Soda Fight

Have you noticed that people who have a favorite root beer will fight and die defending its honor? I’m talking up-in-arms, straight buckwylin’, will fuck you UP if you disparage their root beer.

I intend no obloquy towards root beer lovers, so tenderly do I embrace the newness of living. But it kind of reminds me of a another group I feel no warmth towards: the people at restaurants who are all “I’ll have a Coke!” and then the waiter says “Is Pepsi okay?” and the people are all “Eww gross no way I’ll just have water.”

I don’t get their angle. I mean I understand having preferences, (as you know I’m quite happy to spend hours on end debating the relative merits of Dr Pepper vs Mr Pibb) but come on. Life is way too short. Why get all huffy about wanting Coke when there’s only Pepsi, or wanting Pepsi when there’s only Coke? How about cultivate an interest in a different flavor? There’s lots!

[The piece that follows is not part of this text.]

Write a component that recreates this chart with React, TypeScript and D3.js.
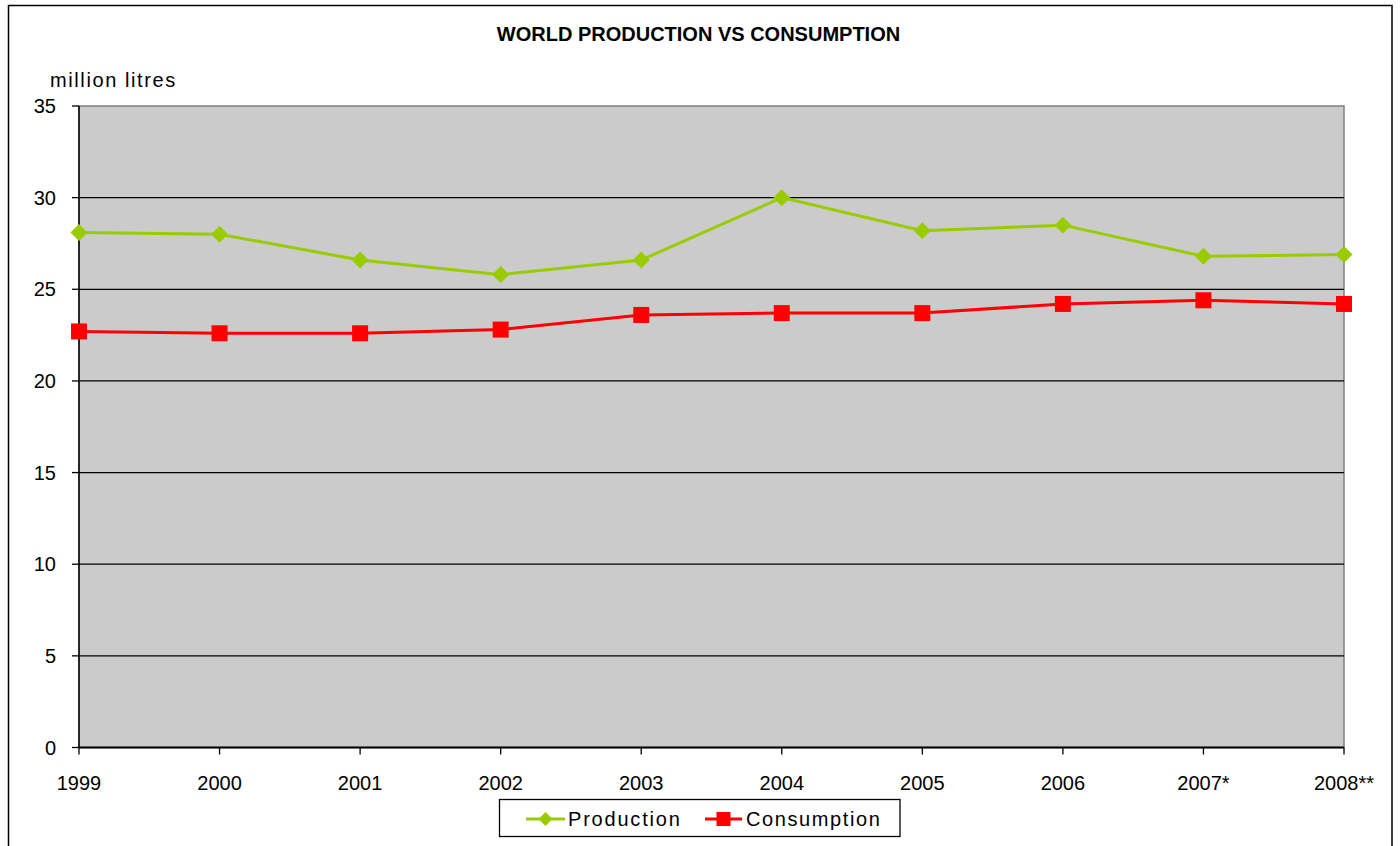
import React from "react";
import * as d3 from "d3";

const years = ["1999", "2000", "2001", "2002", "2003", "2004", "2005", "2006", "2007*", "2008**"];
const production = [28.1, 28.0, 26.6, 25.8, 26.6, 30.0, 28.2, 28.5, 26.8, 26.9];
const consumption = [22.7, 22.6, 22.6, 22.8, 23.6, 23.7, 23.7, 24.2, 24.4, 24.2];
const yTicks = [0, 5, 10, 15, 20, 25, 30, 35];

const W = 1400;
const H = 846;
const FONT = "'Liberation Sans', Arial, sans-serif";
const PROD_COLOR = "#99CC00";
const CONS_COLOR = "#FF0000";

export default function App() {
  const left = 79;
  const right = 1344;
  const top = 106;
  const bottom = 747.5;

  const x = d3.scalePoint<string>().domain(years).range([left, right]);
  const y = d3.scaleLinear().domain([0, 35]).range([bottom, top]);

  const line = d3
    .line<number>()
    .x((_, i) => x(years[i]) as number)
    .y((d) => y(d));

  const diamond = (cx: number, cy: number, r: number) =>
    `M${cx},${cy - r}L${cx + r},${cy}L${cx},${cy + r}L${cx - r},${cy}Z`;

  return (
    <svg
      width={W}
      height={H}
      style={{ position: "absolute", left: 0, top: 0, background: "#fff" }}
      fontFamily={FONT}
    >
      <rect x={8.5} y={5.5} width={1383.5} height={850} fill="#fff" stroke="#000" strokeWidth={1.5} />
      <text x={698.5} y={41} textAnchor="middle" fontSize={20} fontWeight="bold" fill="#000">
        WORLD PRODUCTION VS CONSUMPTION
      </text>
      <text x={50} y={87} fontSize={20} letterSpacing={1.6} fill="#000">
        million litres
      </text>

      {/* plot area */}
      <rect x={left} y={top} width={right - left} height={bottom - top} fill="#CBCBCB" stroke="#808080" strokeWidth={1.5} />

      {/* gridlines */}
      {yTicks
        .filter((t) => t > 0 && t < 35)
        .map((t) => (
          <line key={"g" + t} x1={left} x2={right} y1={y(t)} y2={y(t)} stroke="#000" strokeWidth={1.3} />
        ))}

      {/* y axis */}
      <line x1={left} x2={left} y1={top} y2={bottom} stroke="#000" strokeWidth={1.5} />
      {yTicks.map((t) => (
        <g key={"y" + t}>
          <line x1={left - 7} x2={left} y1={y(t)} y2={y(t)} stroke="#000" strokeWidth={1.3} />
          <text x={56} y={y(t)} dy="0.36em" textAnchor="end" fontSize={20} fill="#000">
            {t}
          </text>
        </g>
      ))}

      {/* x axis */}
      <line x1={left} x2={right} y1={bottom} y2={bottom} stroke="#000" strokeWidth={2} />
      {years.map((yr) => (
        <g key={"x" + yr}>
          <line x1={x(yr)} x2={x(yr)} y1={bottom} y2={bottom + 7} stroke="#000" strokeWidth={1.3} />
          <text x={x(yr)} y={790} textAnchor="middle" fontSize={20} fill="#000">
            {yr}
          </text>
        </g>
      ))}

      {/* production */}
      <path d={line(production) as string} fill="none" stroke={PROD_COLOR} strokeWidth={3} />
      {production.map((v, i) => (
        <path key={"p" + i} d={diamond(x(years[i]) as number, y(v), 8.5)} fill={PROD_COLOR} />
      ))}

      {/* consumption */}
      <path d={line(consumption) as string} fill="none" stroke={CONS_COLOR} strokeWidth={3} />
      {consumption.map((v, i) => (
        <rect key={"c" + i} x={(x(years[i]) as number) - 8} y={y(v) - 8} width={16} height={16} fill={CONS_COLOR} />
      ))}

      {/* legend */}
      <rect x={499.5} y={799.5} width={400.5} height={37} fill="#fff" stroke="#000" strokeWidth={1.3} />
      <line x1={526} x2={565} y1={819} y2={819} stroke={PROD_COLOR} strokeWidth={3} />
      <path d={diamond(545.5, 819, 7)} fill={PROD_COLOR} />
      <text x={568} y={826} fontSize={20} letterSpacing={1.8} fill="#000">
        Production
      </text>
      <line x1={705} x2={742} y1={819} y2={819} stroke={CONS_COLOR} strokeWidth={3} />
      <rect x={716.5} y={812} width={14} height={14} fill={CONS_COLOR} />
      <text x={746} y={826} fontSize={20} letterSpacing={1.6} fill="#000">
        Consumption
      </text>
    </svg>
  );
}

And how about not taking your corporate allegiances so seriously?

It’s like a strange kind of proletarian elitism, where people feel embarrassed about the fact that they can’t tell a Merlot from a Shiraz, and have to take it out on the kid working the counter at Burritoville.

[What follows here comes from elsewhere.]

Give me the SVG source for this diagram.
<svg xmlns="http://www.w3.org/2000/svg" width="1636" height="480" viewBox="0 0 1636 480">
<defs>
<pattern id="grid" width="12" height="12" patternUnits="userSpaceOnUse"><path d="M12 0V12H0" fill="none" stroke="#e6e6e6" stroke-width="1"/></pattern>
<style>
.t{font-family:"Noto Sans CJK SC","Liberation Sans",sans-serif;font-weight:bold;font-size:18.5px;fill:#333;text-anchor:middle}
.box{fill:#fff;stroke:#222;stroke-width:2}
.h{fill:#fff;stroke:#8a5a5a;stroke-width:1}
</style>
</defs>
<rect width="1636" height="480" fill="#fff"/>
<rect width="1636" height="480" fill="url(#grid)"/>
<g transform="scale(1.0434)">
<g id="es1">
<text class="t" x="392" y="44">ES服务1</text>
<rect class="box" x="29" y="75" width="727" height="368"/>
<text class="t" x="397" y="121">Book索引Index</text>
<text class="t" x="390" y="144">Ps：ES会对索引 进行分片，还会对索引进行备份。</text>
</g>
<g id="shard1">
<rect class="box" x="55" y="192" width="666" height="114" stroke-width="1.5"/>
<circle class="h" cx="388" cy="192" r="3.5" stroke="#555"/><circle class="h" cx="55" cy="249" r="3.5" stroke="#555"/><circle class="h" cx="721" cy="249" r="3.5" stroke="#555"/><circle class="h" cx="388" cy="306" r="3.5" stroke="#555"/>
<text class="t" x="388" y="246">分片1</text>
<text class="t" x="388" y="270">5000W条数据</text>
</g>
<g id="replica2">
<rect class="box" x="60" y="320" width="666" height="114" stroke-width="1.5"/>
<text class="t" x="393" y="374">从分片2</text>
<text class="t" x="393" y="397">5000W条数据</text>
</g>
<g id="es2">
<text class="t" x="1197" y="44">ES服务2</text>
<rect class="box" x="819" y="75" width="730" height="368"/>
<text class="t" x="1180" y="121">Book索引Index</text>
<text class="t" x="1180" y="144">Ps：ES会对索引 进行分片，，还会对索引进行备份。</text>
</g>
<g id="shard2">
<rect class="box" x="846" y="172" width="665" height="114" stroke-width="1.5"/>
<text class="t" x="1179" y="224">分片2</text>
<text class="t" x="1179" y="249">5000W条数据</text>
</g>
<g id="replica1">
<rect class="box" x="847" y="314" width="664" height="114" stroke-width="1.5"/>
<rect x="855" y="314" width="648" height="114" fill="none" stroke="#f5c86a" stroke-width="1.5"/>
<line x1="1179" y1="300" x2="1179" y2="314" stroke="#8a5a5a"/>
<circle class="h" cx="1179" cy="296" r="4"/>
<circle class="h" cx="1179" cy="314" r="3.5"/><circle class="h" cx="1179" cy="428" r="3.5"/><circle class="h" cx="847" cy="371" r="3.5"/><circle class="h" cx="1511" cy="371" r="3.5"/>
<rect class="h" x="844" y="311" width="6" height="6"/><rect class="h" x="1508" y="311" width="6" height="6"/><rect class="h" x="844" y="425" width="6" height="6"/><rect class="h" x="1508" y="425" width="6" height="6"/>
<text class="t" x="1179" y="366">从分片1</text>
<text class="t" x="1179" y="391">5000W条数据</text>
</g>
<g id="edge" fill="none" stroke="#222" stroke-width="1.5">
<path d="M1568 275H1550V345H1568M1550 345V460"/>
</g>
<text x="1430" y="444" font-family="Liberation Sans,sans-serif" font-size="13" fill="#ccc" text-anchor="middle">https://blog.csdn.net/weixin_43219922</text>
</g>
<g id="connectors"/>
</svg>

Besides which, it’s all academic: anyone with any culture knows that Royal Crown is the best cola. I mean duh.

One thought on “Soda Fight”

  1. I think it has something to do with high school. I don’t know about other peoples’ experiences, but in my high school, you picked Coke or Pepsi and it was as serious as picking which gang you wanted to fight with. If you were caught “switching sides,” even if there was no other option, you would be sent to beverage hell. No one would claim you and you would feel cut off from all that was good. Now that I’m older, I realize this is actually freedom, but maybe not everyone is as liberated.